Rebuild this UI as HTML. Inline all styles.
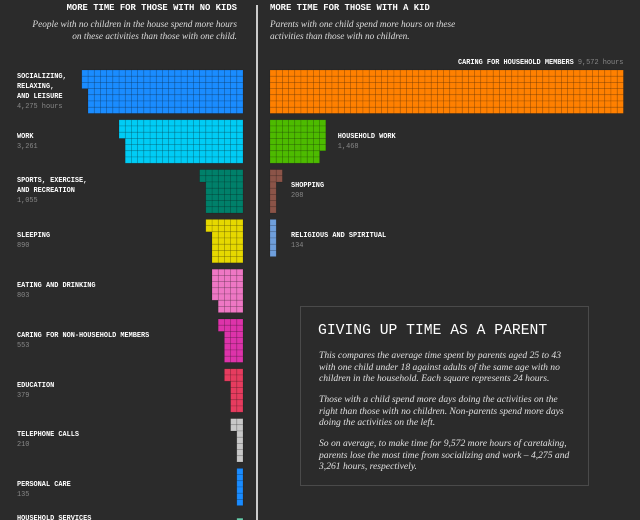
<!DOCTYPE html>
<html><head><meta charset="utf-8">
<style>
html,body{margin:0;padding:0;background:#2b2b2b;width:640px;height:520px;overflow:hidden;}
body{position:relative;font-family:"Liberation Mono",monospace;}
.h{position:absolute;top:3px;color:#fff;font-size:8.9px;font-weight:bold;white-space:nowrap;}
.sub{position:absolute;top:19px;color:#ddd;font-family:"Liberation Serif",serif;font-style:italic;font-size:9.3px;line-height:12px;white-space:nowrap;}
.lab{position:absolute;color:#fff;font-size:6.9px;font-weight:bold;line-height:10px;white-space:nowrap;}
.val{color:#888;font-weight:normal;}
#box{position:absolute;left:300px;top:306px;width:289px;height:180px;border:1px solid #4a4a4a;box-sizing:border-box;}
#box h2{position:absolute;left:17px;top:16px;margin:0;font-size:14.7px;font-weight:normal;color:#fff;white-space:nowrap;}
#box p{position:absolute;left:18px;width:256px;margin:0;font-family:"Liberation Serif",serif;font-style:italic;font-size:9.6px;line-height:11.5px;color:#e0e0e0;}
</style></head><body>
<div class="h" style="right:403px">MORE TIME FOR THOSE WITH NO KIDS</div>
<div class="h" style="left:270px">MORE TIME FOR THOSE WITH A KID</div>
<div class="sub" style="right:403px;text-align:right">People with no children in the house spend more hours<br>on these activities than those with one child.</div>
<div class="sub" style="left:270px">Parents with one child spend more hours on these<br>activities than those with no children.</div>
<div style="position:absolute;left:256px;top:5px;width:2px;height:515px;background:#ccc"></div>
<svg id="chart" width="640" height="520" style="position:absolute;left:0;top:0"></svg>
<div id="labels"></div>
<div id="box">
<h2>GIVING UP TIME AS A PARENT</h2>
<p style="top:43px;width:250px">This compares the average time spent by parents aged 25 to 43 with one child under 18 against adults of the same age with no children in the household. Each square represents 24 hours.</p>
<p style="top:87px;width:250px">Those with a child spend more days doing the activities on the right than those with no children. Non-parents spend more days doing the activities on the left.</p>
<p style="top:131px">So on average, to make time for 9,572 more hours of caretaking, parents lose the most time from socializing and work – 4,275 and 3,261 hours, respectively.</p>
</div>
<script>
const leftCategories=["SOCIALIZING,|RELAXING,|AND LEISURE","WORK","SPORTS, EXERCISE,|AND RECREATION","SLEEPING","EATING AND DRINKING","CARING FOR NON-HOUSEHOLD MEMBERS","EDUCATION","TELEPHONE CALLS","PERSONAL CARE","HOUSEHOLD SERVICES"];
const leftHours=[4275,3261,1055,890,803,553,379,210,135,92];
const leftValueLabels=["4,275 hours","3,261","1,055","890","803","553","379","210","135","92"];
const leftColors=["#1a8cff","#00ccf5","#00806a","#e6d800","#ee77c4","#dd33aa","#e63c5f","#c8c8c8","#1a8cff","#66ccaa"];
const rightCategories=["CARING FOR HOUSEHOLD MEMBERS","HOUSEHOLD WORK","SHOPPING","RELIGIOUS AND SPIRITUAL"];
const rightHours=[9572,1468,208,134];
const rightValueLabels=["9,572 hours","1,468","208","134"];
const rightColors=["#ff8000","#4dbb00","#8b5448","#6f9fdc"];
const HOURS_PER_SQUARE=24, ROWS=7, CELL=6.2, TOP=70, STEP=49.8, LEFT_EDGE=243, RIGHT_EDGE=270;
const svg=document.getElementById('chart');
const labels=document.getElementById('labels');
const NS="http://www.w3.org/2000/svg";
function rowY(i){return TOP+i*STEP;}
function drawBlock(hours,color,i,side,name){
  const n=Math.round(hours/HOURS_PER_SQUARE);
  const g=document.createElementNS(NS,'g');
  
  
  for(let k=0;k<n;k++){
    const col=Math.floor(k/ROWS),row=k%ROWS;
    const x=side<0?LEFT_EDGE-(col+1)*CELL:RIGHT_EDGE+col*CELL;
    const r=document.createElementNS(NS,'rect');
    
    
    r.setAttribute('x',x);r.setAttribute('y',rowY(i)+row*CELL);
    r.setAttribute('width',CELL);r.setAttribute('height',CELL);
    r.setAttribute('fill',color);r.setAttribute('stroke','rgba(0,0,0,0.22)');r.setAttribute('stroke-width','0.6');
    g.appendChild(r);
  }
  svg.appendChild(g);
  return Math.ceil(n/ROWS);
}
leftHours.forEach((h,i)=>{
  drawBlock(h,leftColors[i],i,-1,'left-block-'+i);
  const lines=leftCategories[i].split('|');
  const d=document.createElement('div');
  
  
  d.className='lab';
  const total=(lines.length+1)*10;
  d.style.left='17px';
  d.style.top=Math.min(rowY(i)+21.7-total/2,514)+'px';
  d.innerHTML=lines.join('<br>')+'<br><span class="val">'+leftValueLabels[i]+'</span>';
  labels.appendChild(d);
});
rightHours.forEach((h,i)=>{
  const cols=drawBlock(h,rightColors[i],i,1,'right-block-'+i);
  const d=document.createElement('div');
  
  
  d.className='lab';
  if(i===0){
    d.style.right=(640-RIGHT_EDGE-cols*CELL)+'px';
    d.style.top=(rowY(0)-12)+'px';
    d.innerHTML=rightCategories[i]+' <span class="val">'+rightValueLabels[i]+'</span>';
  }else{
    d.style.left=(cols>2?RIGHT_EDGE+cols*CELL+12:291)+'px';
    d.style.top=(rowY(i)+11.7)+'px';
    d.innerHTML=rightCategories[i]+'<br><span class="val">'+rightValueLabels[i]+'</span>';
  }
  labels.appendChild(d);
});
</script>
</body></html>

(DIRECTION) Word for word, quote the lines above. Omit the pictures.

(EXERCISE ANSWER)
Rebuild this UI as HTML. Inline all styles.
<!DOCTYPE html>
<html><head><meta charset="utf-8">
<style>
html,body{margin:0;padding:0;background:#2b2b2b;width:640px;height:520px;overflow:hidden;}
body{position:relative;font-family:"Liberation Mono",monospace;}
.h{position:absolute;top:3px;color:#fff;font-size:8.9px;font-weight:bold;white-space:nowrap;}
.sub{position:absolute;top:19px;color:#ddd;font-family:"Liberation Serif",serif;font-style:italic;font-size:9.3px;line-height:12px;white-space:nowrap;}
.lab{position:absolute;color:#fff;font-size:6.9px;font-weight:bold;line-height:10px;white-space:nowrap;}
.val{color:#888;font-weight:normal;}
#box{position:absolute;left:300px;top:306px;width:289px;height:180px;border:1px solid #4a4a4a;box-sizing:border-box;}
#box h2{position:absolute;left:17px;top:16px;margin:0;font-size:14.7px;font-weight:normal;color:#fff;white-space:nowrap;}
#box p{position:absolute;left:18px;width:256px;margin:0;font-family:"Liberation Serif",serif;font-style:italic;font-size:9.6px;line-height:11.5px;color:#e0e0e0;}
</style></head><body>
<div class="h" style="right:403px">MORE TIME FOR THOSE WITH NO KIDS</div>
<div class="h" style="left:270px">MORE TIME FOR THOSE WITH A KID</div>
<div class="sub" style="right:403px;text-align:right">People with no children in the house spend more hours<br>on these activities than those with one child.</div>
<div class="sub" style="left:270px">Parents with one child spend more hours on these<br>activities than those with no children.</div>
<div style="position:absolute;left:256px;top:5px;width:2px;height:515px;background:#ccc"></div>
<svg id="chart" width="640" height="520" style="position:absolute;left:0;top:0"></svg>
<div id="labels"></div>
<div id="box">
<h2>GIVING UP TIME AS A PARENT</h2>
<p style="top:43px;width:250px">This compares the average time spent by parents aged 25 to 43 with one child under 18 against adults of the same age with no children in the household. Each square represents 24 hours.</p>
<p style="top:87px;width:250px">Those with a child spend more days doing the activities on the right than those with no children. Non-parents spend more days doing the activities on the left.</p>
<p style="top:131px">So on average, to make time for 9,572 more hours of caretaking, parents lose the most time from socializing and work – 4,275 and 3,261 hours, respectively.</p>
</div>
<script>
const leftCategories=["SOCIALIZING,|RELAXING,|AND LEISURE","WORK","SPORTS, EXERCISE,|AND RECREATION","SLEEPING","EATING AND DRINKING","CARING FOR NON-HOUSEHOLD MEMBERS","EDUCATION","TELEPHONE CALLS","PERSONAL CARE","HOUSEHOLD SERVICES"];
const leftHours=[4275,3261,1055,890,803,553,379,210,135,92];
const leftValueLabels=["4,275 hours","3,261","1,055","890","803","553","379","210","135","92"];
const leftColors=["#1a8cff","#00ccf5","#00806a","#e6d800","#ee77c4","#dd33aa","#e63c5f","#c8c8c8","#1a8cff","#66ccaa"];
const rightCategories=["CARING FOR HOUSEHOLD MEMBERS","HOUSEHOLD WORK","SHOPPING","RELIGIOUS AND SPIRITUAL"];
const rightHours=[9572,1468,208,134];
const rightValueLabels=["9,572 hours","1,468","208","134"];
const rightColors=["#ff8000","#4dbb00","#8b5448","#6f9fdc"];
const HOURS_PER_SQUARE=24, ROWS=7, CELL=6.2, TOP=70, STEP=49.8, LEFT_EDGE=243, RIGHT_EDGE=270;
const svg=document.getElementById('chart');
const labels=document.getElementById('labels');
const NS="http://www.w3.org/2000/svg";
function rowY(i){return TOP+i*STEP;}
function drawBlock(hours,color,i,side,name){
  const n=Math.round(hours/HOURS_PER_SQUARE);
  const g=document.createElementNS(NS,'g');
  
  
  for(let k=0;k<n;k++){
    const col=Math.floor(k/ROWS),row=k%ROWS;
    const x=side<0?LEFT_EDGE-(col+1)*CELL:RIGHT_EDGE+col*CELL;
    const r=document.createElementNS(NS,'rect');
    
    
    r.setAttribute('x',x);r.setAttribute('y',rowY(i)+row*CELL);
    r.setAttribute('width',CELL);r.setAttribute('height',CELL);
    r.setAttribute('fill',color);r.setAttribute('stroke','rgba(0,0,0,0.22)');r.setAttribute('stroke-width','0.6');
    g.appendChild(r);
  }
  svg.appendChild(g);
  return Math.ceil(n/ROWS);
}
leftHours.forEach((h,i)=>{
  drawBlock(h,leftColors[i],i,-1,'left-block-'+i);
  const lines=leftCategories[i].split('|');
  const d=document.createElement('div');
  
  
  d.className='lab';
  const total=(lines.length+1)*10;
  d.style.left='17px';
  d.style.top=Math.min(rowY(i)+21.7-total/2,514)+'px';
  d.innerHTML=lines.join('<br>')+'<br><span class="val">'+leftValueLabels[i]+'</span>';
  labels.appendChild(d);
});
rightHours.forEach((h,i)=>{
  const cols=drawBlock(h,rightColors[i],i,1,'right-block-'+i);
  const d=document.createElement('div');
  
  
  d.className='lab';
  if(i===0){
    d.style.right=(640-RIGHT_EDGE-cols*CELL)+'px';
    d.style.top=(rowY(0)-12)+'px';
    d.innerHTML=rightCategories[i]+' <span class="val">'+rightValueLabels[i]+'</span>';
  }else{
    d.style.left=(cols>2?RIGHT_EDGE+cols*CELL+12:291)+'px';
    d.style.top=(rowY(i)+11.7)+'px';
    d.innerHTML=rightCategories[i]+'<br><span class="val">'+rightValueLabels[i]+'</span>';
  }
  labels.appendChild(d);
});
</script>
</body></html>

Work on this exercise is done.